David Ferrie was an oddball anti-communist living in New Orleans at the time of John F. Kennedy’s assassination in 1963. But in the wake of the murder, Ferrie was questioned by the police. Allegedly, he was in Texas that weekend and had connections to Lee Harvey Oswald. Years later, New Orleans District Attorney Jim Garrison opened his own investigation into the assassination… but then Ferrie died mysteriously… just days before Garrison planned to arrest him.
David Ferrie was born and raised in Cleveland, eventually heading off to the St. Charles Seminary to join the priesthood. While there, Ferrie began to suffer from alopecia; he lost all his hair and later wore a wig and fake eyebrows to compensate. The eccentric Ferrie’s personal problems also began to rear their head at St. Charles, and he was dismissed for “emotional instability.”

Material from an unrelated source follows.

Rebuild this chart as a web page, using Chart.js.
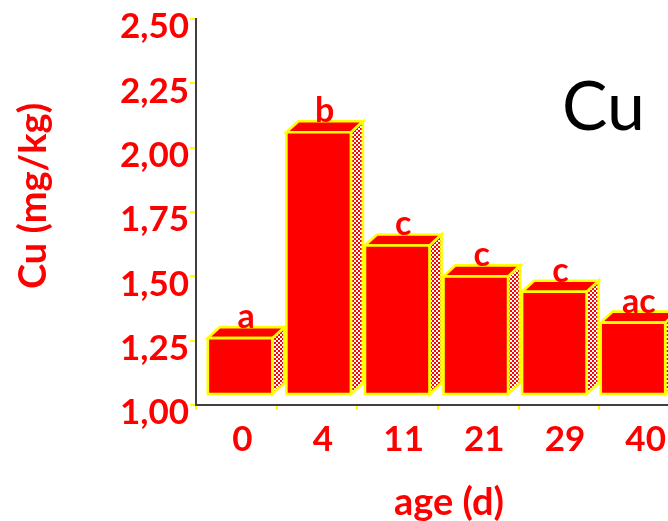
<!DOCTYPE html>
<html>
<head>
<meta charset="utf-8">
<script src="https://cdn.jsdelivr.net/npm/chart.js@4.4.1/dist/chart.umd.min.js"></script>
<style>
    html, body { margin: 0; padding: 0; background: #fff; overflow: hidden; }
    canvas { display: block; }
</style>
</head>
<body>
<canvas id="cuChart" width="700" height="521"></canvas>
<script>
// data
const ages = ['0', '4', '11', '21', '29', '40'];
const cuValues = [1.26, 2.06, 1.62, 1.50, 1.44, 1.32];
const sigLetters = ['a', 'b', 'c', 'c', 'c', 'ac'];
const yTicks = [1.00, 1.25, 1.50, 1.75, 2.00, 2.25, 2.50];

const RED = '#FF0000';
const YELLOW = '#FFFF00';
const AXIS = '#404040';

// checkered side faces
const patCanvas = document.createElement('canvas');
patCanvas.width = 4;
patCanvas.height = 4;
const pctx = patCanvas.getContext('2d');
pctx.fillStyle = '#fff';
pctx.fillRect(0, 0, 4, 4);
pctx.fillStyle = RED;
pctx.fillRect(0, 0, 2, 2);
pctx.fillRect(2, 2, 2, 2);

function poly(ctx, pts, fill) {
    ctx.beginPath();
    ctx.moveTo(pts[0][0], pts[0][1]);
    for (let i = 1; i < pts.length; i++) ctx.lineTo(pts[i][0], pts[i][1]);
    ctx.closePath();
    ctx.fillStyle = fill;
    ctx.fill();
    ctx.stroke();
}

const bars3d = {
    id: 'bars3d',
    afterDatasetsDraw(chart) {
        const ctx = chart.ctx;
        const area = chart.chartArea;
        const yScale = chart.scales.y;
        const meta = chart.getDatasetMeta(0);
        const pattern = ctx.createPattern(patCanvas, 'repeat');
        const dx = 12, dy = 11, lift = 11;
        const floor = yScale.getPixelForValue(yTicks[0]) - lift;
        ctx.save();
        ctx.strokeStyle = YELLOW;
        ctx.lineWidth = 2.6;
        ctx.lineJoin = 'miter';
        meta.data.forEach(function(bar, i) {
            // slight perspective squeeze of the bar row
            const cx = area.left + (bar.x - area.left) * 0.974 + 4.8;
            const hw = bar.width / 2;
            const L = cx - hw, R = cx + hw;
            const top = yScale.getPixelForValue(cuValues[i]);
            poly(ctx, [[R, top], [R + dx, top - dy], [R + dx, floor - dy], [R, floor]], pattern);
            poly(ctx, [[L, top], [L + dx, top - dy], [R + dx, top - dy], [R, top]], RED);
            poly(ctx, [[L, top], [R, top], [R, floor], [L, floor]], RED);

            ctx.fillStyle = RED;
            ctx.font = 'bold 34px Lato';
            ctx.textAlign = 'center';
            ctx.textBaseline = 'alphabetic';
            ctx.fillText(sigLetters[i], cx + dx / 2, top - dy + 1);
        });
        ctx.restore();
    },
    afterDraw(chart) {
        const ctx = chart.ctx;
        ctx.save();
        ctx.fillStyle = RED;
        ctx.font = 'bold 38px Lato';
        ctx.textAlign = 'center';
        ctx.textBaseline = 'middle';
        ctx.fillText('age (d)', 449, 503);
        ctx.translate(34, 196);
        ctx.rotate(-Math.PI / 2);
        ctx.fillText('Cu (mg/kg)', 0, 0);
        ctx.restore();

        ctx.save();
        ctx.fillStyle = '#000';
        ctx.font = '68px Lato';
        ctx.textAlign = 'left';
        ctx.textBaseline = 'alphabetic';
        ctx.fillText('Cu', 562, 130);
        ctx.restore();
    }
};

const ctx = document.getElementById('cuChart');
const cuChart = new Chart(ctx, {
    type: 'bar',
    data: {
        labels: ages,
        datasets: [{
            data: cuValues,
            backgroundColor: 'rgba(0,0,0,0)',
            borderWidth: 0,
            barPercentage: 0.8,
            categoryPercentage: 1
        }]
    },
    options: {
        responsive: false,
        animation: false,
        devicePixelRatio: 1,
        layout: {
            padding: { top: 19, right: 20, left: 0, bottom: 0 }
        },
        scales: {
            x: {
                afterFit: function(scale) { scale.height = 116; },
                grid: {
                    drawOnChartArea: false,
                    offset: true,
                    color: YELLOW,
                    tickLength: 5,
                    lineWidth: 2
                },
                border: { display: true, color: AXIS, width: 2 },
                ticks: {
                    color: RED,
                    font: { family: 'Lato', size: 35, weight: 'bold', lineHeight: 1 },
                    padding: 12,
                    labelOffset: 6,
                    maxRotation: 0
                }
            },
            y: {
                beginAtZero: false,
                min: yTicks[0],
                max: yTicks[yTicks.length - 1],
                afterFit: function(scale) { scale.width = 196; },
                grid: {
                    drawOnChartArea: false,
                    color: YELLOW,
                    tickLength: 6,
                    lineWidth: 2
                },
                border: { display: true, color: AXIS, width: 2 },
                ticks: {
                    stepSize: 0.125,
                    color: RED,
                    font: { family: 'Lato', size: 35, weight: 'bold', lineHeight: 1 },
                    padding: 1,
                    labelOffset: 8,
                    callback: function(value) {
                        const hit = yTicks.find(function(t) { return Math.abs(t - value) < 1e-6; });
                        return hit === undefined ? '' : hit.toFixed(2).replace('.', ',');
                    }
                }
            }
        },
        plugins: {
            legend: { display: false },
            tooltip: { enabled: false }
        }
    },
    plugins: [bars3d]
});
</script>
</body>
</html>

Ferrie went on to earn his pilot’s license and teach aeronautics at a local high school, but he was fired for taking his boy students to a brothel. He lost his next job for a similar reason; Ferrie was working as a pilot for Eastern Airline when he was arrested twice on morals charges. From there, he joined the Civil Air Patrol: a path which led him to cross paths with a young Lee Harvey Oswald.
Ferrie, living in New Orleans by then, was instructing new pilots at Moisant Airport when the 15-year-old Oswald joined his squadron. Their connection would become the basis for a serious investigation by the House Select Committee on Assassinations and New Orleans District Attorney Jim Garrison.
Jim Garrison’s Investigation
It was private investigator Jack Martin who first contacted the authorities regarding David Ferrie’s possible link to the assassination of John F. Kennedy. He alleged that Ferrie was in Texas, not New Orleans, that fateful weekend. So just five days after the president was shot, Ferrie was brought in for questioning by the FBI. And his answers were suspicious, to say the least.
According to Fox 10 News, Ferrie told the FBI that JFK “ought to be shot.” Later, an investigation by the House Select Committee on Assassinations (HSCA) would reaffirm Ferrie’s candid, angry personality. “He apparently expressed his views to anyone who would listen,” the report read. “During an interview with an IRS auditor in 1960, Ferrie was ‘outspoken’ in his derogatory comments about the United States. He complained bitterly about his alleged tax persecution to such an extent that the agent reported he thought Ferrie was actually deranged, a ‘psycho.’” Ferrie himself identified as “rabidly anti-communist.”
But Ferrie’s personality alone was not enough to charge him; the FBI let him go after he was questioned in 1963. For New Orleans District Attorney Jim Garrison, though, the case was just beginning. He opened his own investigation in 1967, stating that Lee Harvey Oswald had “never fired a shot.”
According to Garrison, there was a “whole mare’s-nest of underground activity involving the CIA, elements of the paramilitary right and militant anti-Castro exile groups” which included Ferrie, plus Lee Harvey Oswald and Jack Ruby, both deceased by that point, and the New Orleans businessman Clay Shaw who went to trial in 1969. Those proceedings were a media circus and Shaw was acquitted. He remains the only person ever brought to trial regarding the killing of JFK.
Garrison wanted to put Ferrie to trial, too, but he died mysteriously on Feb. 22, 1967 — just days before Garrison planned to arrest him. Though reports at the time stated that Ferrie died of a ruptured brain vessel, investigators found apparent suicide notes nearby. Garrison, though, did not rule out the possibility of murder.
Oliver Stone’s 1991 film JFK dramatizes the investigation with Kevin Costner starring as Garrison. Joe Pesci plays Ferrie — crazy wig and all — and Tommy Lee Jones plays Shaw. The real-life Garrison himself even made a cameo as Supreme Court Chief Justice Earl Warren!
Joe Pesci as David Ferrie
The assassination of John F. Kennedy remains the biggest murder mystery of all time. And as for Jack Ferie’s involvement, it’s still an eyebrow-raising case. No pun intended.